I learned some lessons the hard way, and I would spare you some sorrow, if possible. The information in the following pages could potentially revolutionize your daily life and hope for the future. Less optimistically, I can still write with confidence that you will find this book different from anything you have read to date, and I believe your spiritual search will be safer and more rewarding from reading it.

Some of what is marketed as spirituality is bunk; some of it is very dangerous to your happiness and liberated life enjoyment. I will address some of these cautions later. Since materialism is currently ascendant, I believe that our conscious decision to focus on or to exercise the positive life enhancing, but not power for power's sake, spiritual dimension of life helps us to achieve a more equitable balance in the whole experience of transcendent reality now.

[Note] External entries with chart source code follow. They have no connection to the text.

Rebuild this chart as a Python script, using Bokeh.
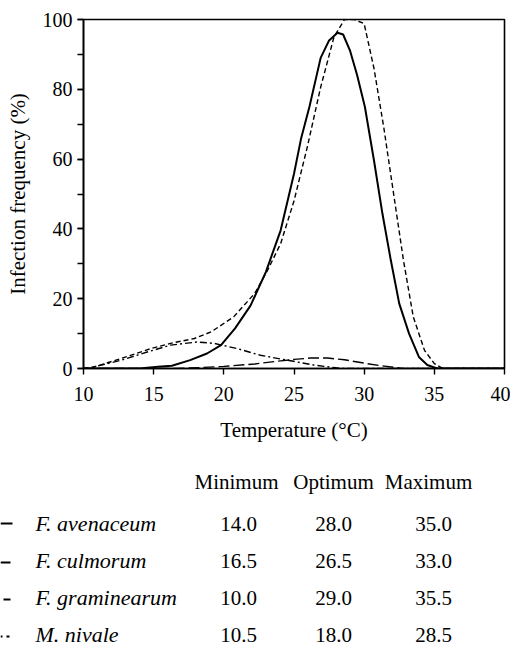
from bokeh.plotting import figure
from bokeh.models import Range1d, SingleIntervalTicker
from bokeh.layouts import column
from bokeh.core.properties import value
from bokeh.embed import file_html
from bokeh.resources import INLINE

# ---- data ----
aven_t = [10, 14, 15.3, 16.3, 17.6, 18.8, 19.8, 20.8, 21.9, 23.0, 24.05, 25.0, 25.5, 26.1, 26.9, 27.5,
          28.1, 28.5, 29.0, 29.5, 30.05, 30.7, 31.3, 31.9, 32.5, 33.2, 33.9, 34.5, 35.2, 40]
aven_y = [0, 0, 0.5, 0.8, 2.4, 4.3, 6.7, 11.5, 18, 27.7, 39.6, 55.8, 65.8, 75, 89, 94,
          96.2, 95.7, 91, 84, 75, 59.6, 44.4, 31, 18.6, 10, 3.3, 1, 0, 0]

gram_t = [10, 10.8, 12.7, 14.8, 16.2, 17.9, 19.1, 20.7, 22.2, 23.1, 24.05, 25.0, 25.95, 26.9, 27.85,
          28.6, 29.3, 30.0, 30.7, 31.4, 32.1, 32.8, 33.5, 34.3, 35.0, 35.6, 40]
gram_y = [0, 0.5, 2.9, 5.7, 7.2, 8.6, 10.5, 14.8, 21.5, 28, 35.8, 48, 63.5, 80.6, 95,
          100, 100, 98.8, 86, 69, 50, 31, 14.8, 5.2, 1.4, 0, 0]

culm_t = [10, 16.5, 18.5, 20.0, 22.2, 24.05, 25.0, 26.2, 27.4, 28.6, 30.2, 31.2, 32.8, 40]
culm_y = [0, 0, 0.3, 0.6, 1.3, 2.2, 2.6, 3.0, 3.0, 2.5, 1.4, 0.8, 0, 0]

niva_t = [10, 10.5, 10.8, 12.7, 14.6, 16.2, 18.1, 19.3, 20.96, 22.6, 24.5, 26.4, 28.0, 28.5, 40]
niva_y = [0, 0, 0.5, 2.4, 4.8, 6.7, 7.6, 7.2, 5.7, 3.8, 2.4, 1.0, 0.2, 0, 0]

species = ["F. avenaceum", "F. culmorum", "F. graminearum", "M. nivale"]
minimum = ["14.0", "16.5", "10.0", "10.5"]
optimum = ["28.0", "26.5", "29.0", "18.0"]
maximum = ["35.0", "33.0", "35.5", "28.5"]
headers = ["Minimum", "Optimum", "Maximum"]

FONT = "Liberation Serif"

# ---- chart ----
p = figure(width=510, height=455, x_range=Range1d(10, 40), y_range=Range1d(0, 100),
           output_backend="svg", toolbar_location=None,
           min_border_left=83, min_border_right=6, min_border_top=19, min_border_bottom=87)
p.frame_align = False
p.grid.visible = False
p.background_fill_color = "white"
p.border_fill_color = "white"
p.outline_line_color = "black"
p.outline_line_width = 1.6

p.line(gram_t, gram_y, line_color="black", line_width=1.4, line_dash="5 3")
p.line(culm_t, culm_y, line_color="black", line_width=1.4, line_dash="11 4")
p.line(niva_t, niva_y, line_color="black", line_width=1.4, line_dash="7 3 2 3")
p.line(aven_t, aven_y, line_color="black", line_width=2.0)

p.xaxis.ticker = SingleIntervalTicker(interval=5, num_minor_ticks=0)
p.yaxis.ticker = SingleIntervalTicker(interval=20, num_minor_ticks=2)
for ax in (p.xaxis[0], p.yaxis[0]):
    ax.axis_line_width = 1.6
    ax.axis_line_color = "black"
    ax.major_tick_in = 0
    ax.major_tick_out = 6
    ax.minor_tick_in = 0
    ax.minor_tick_out = 6
    ax.major_tick_line_width = 1.4
    ax.minor_tick_line_width = 1.4
    ax.major_label_text_font = FONT
    ax.major_label_text_font_size = "20px"
    ax.major_label_text_color = "black"
    ax.axis_label_text_font = FONT
    ax.axis_label_text_font_size = "21px"
    ax.axis_label_text_font_style = "normal"
    ax.axis_label_text_color = "black"
p.xaxis.axis_label = "Temperature (°C)"
p.yaxis.axis_label = "Infection frequency (%)"
p.xaxis.major_label_standoff = 12
p.xaxis.axis_label_standoff = 14
p.yaxis.major_label_standoff = 5
p.yaxis.axis_label_standoff = 10

# ---- table (page-pixel coordinates) ----
t = figure(width=510, height=205, x_range=Range1d(0, 510), y_range=Range1d(660, 455),
           output_backend="svg", toolbar_location=None, x_axis_type=None, y_axis_type=None,
           min_border=0)
t.frame_align = False
t.grid.visible = False
t.outline_line_color = None
t.background_fill_color = "white"
t.border_fill_color = "white"

row_y = [523, 560, 597, 634]
header_y = 481
name_x = 35
col_x = [238, 333, 433]
head_x = [236, 333, 428]

t.text(x=head_x, y=[header_y] * 3, text=headers, text_align="center", text_baseline="middle",
       text_font=value(FONT), text_font_size="21px", text_color="black")
t.text(x=[name_x] * 4, y=row_y, text=species, text_align="left", text_baseline="middle",
       text_font=value(FONT), text_font_size="22px", text_font_style="italic", text_color="black")
for cx, vals in zip(col_x, [minimum, optimum, maximum]):
    t.text(x=[cx] * 4, y=row_y, text=vals, text_align="center", text_baseline="middle",
           text_font=value(FONT), text_font_size="21px", text_color="black")

# legend samples (cut off at the left edge as in the original)
t.segment(x0=[0], y0=[row_y[0]], x1=[12], y1=[row_y[0]], line_color="black", line_width=2.0)
t.segment(x0=[0], y0=[row_y[1] + 2], x1=[10], y1=[row_y[1] + 2], line_color="black", line_width=2.0)
t.segment(x0=[3], y0=[row_y[2] + 2], x1=[10], y1=[row_y[2] + 2], line_color="black", line_width=2.0)
t.segment(x0=[0, 6], y0=[row_y[3] + 2] * 2, x1=[2, 9], y1=[row_y[3] + 2] * 2, line_color="black", line_width=2.0)

open("out.html", "w").write(file_html(column(p, t), INLINE))
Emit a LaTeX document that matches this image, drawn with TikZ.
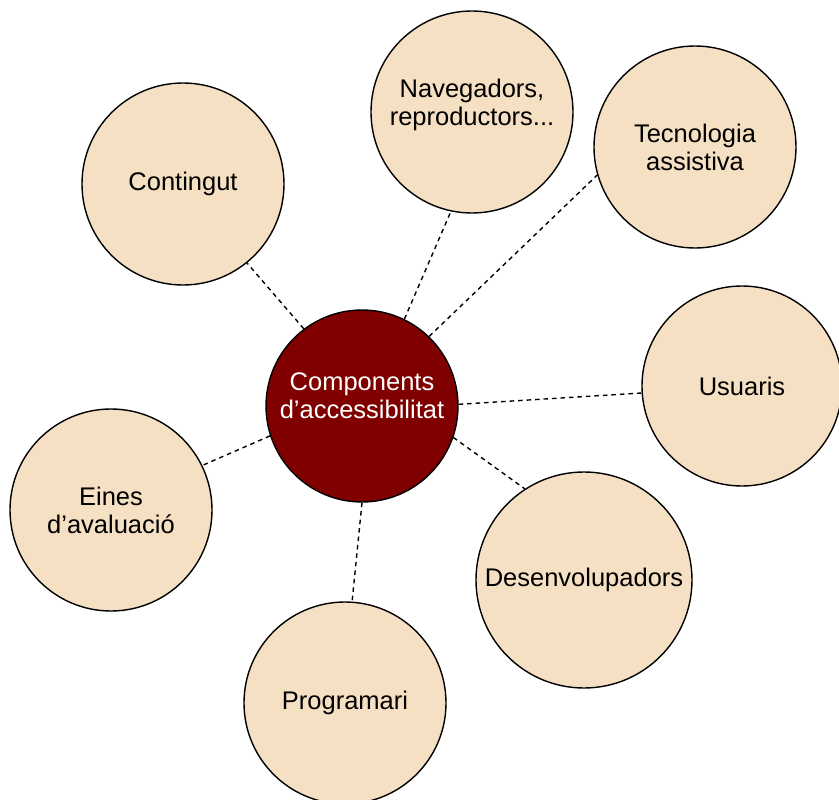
\documentclass[tikz,border=0pt]{standalone}
\usepackage{fontspec}
\setmainfont{Liberation Sans}
\definecolor{beige}{HTML}{F5E0C3}
\definecolor{darkred}{HTML}{800000}
\begin{document}
\begin{tikzpicture}[x=1pt,y=-1pt,
  txt/.style={align=center,font=\fontsize{25.5}{28}\selectfont,text=black,inner sep=0pt},
  bubble/.style={circle,draw=black,line width=1.4pt,fill=beige,inner sep=0pt,txt},
  hub/.style={bubble,fill=darkred,text=white},
  link/.style={draw=black,line width=1.4pt,dash pattern=on 4.5pt off 4pt}]
\useasboundingbox (0,0) rectangle (839,800);
\begin{scope}
\clip (0,0) rectangle (839,800);
\node[hub,minimum size=192pt] (c) at (362,406) {};
\node[txt,text=white] (ct) at (362,396) {Components\\d’accessibilitat};
\node[bubble,minimum size=202pt] (cont) at (183,184) {Contingut};
\node[bubble,minimum size=202pt] (nav) at (472,112) {};
\node[txt] (navt) at (472,105) {Navegadors,\\reproductors...};
\node[bubble,minimum size=202pt] (tec) at (695,147) {Tecnologia\\assistiva};
\node[bubble,minimum size=200pt] (usu) at (742,386) {Usuaris};
\node[bubble,minimum size=216pt] (des) at (584,580) {Desenvolupadors};
\node[bubble,minimum size=202pt] (prog) at (345,703) {Programari};
\node[bubble,minimum size=202pt] (eines) at (111,510) {Eines\\d’avaluació};
\draw[link] (c.127) -- (cont.-51);
\draw[link] (c.64) -- (nav.258);
\draw[link] (c.46.6) -- (tec.196.5);
\draw[link] (c.1) -- (usu.184.6);
\draw[link] (c.-19) -- (des.123);
\draw[link] (c.-90) -- (prog.86);
\draw[link] (c.198) -- (eines.26);
\end{scope}
\end{tikzpicture}
\end{document}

Before I get too far into this text, I want extend honest thanks to professors at The Hebrew University in Jerusalem, where I earned an MA in the Archaeology of Israel and Prehistory of the Old World. Studies of a different character towards an MBA degree at the University of St. Thomas in St. Paul, Minnesota, focused on international/intercultural business. Business and management issues have contributed significantly to the perspectives expressed here.

Perhaps I owe the most to the staff and my students at Cardinal Stritch University and Bethel University, who have given me the opportunity for live interactive discussions on a wide range of topics as structured in the class syllabi. These classroom exchanges and dialogs have helped me to learn how to more simply express some of the complex ideas covered in these pages, though I still work to improve on that.

Regardless of the above, I must take full responsibility for what is written here even as I admit to have learned from many. I give credit to others where I remember it. May God bless your own journey towards spiritual meaning and fulfillment!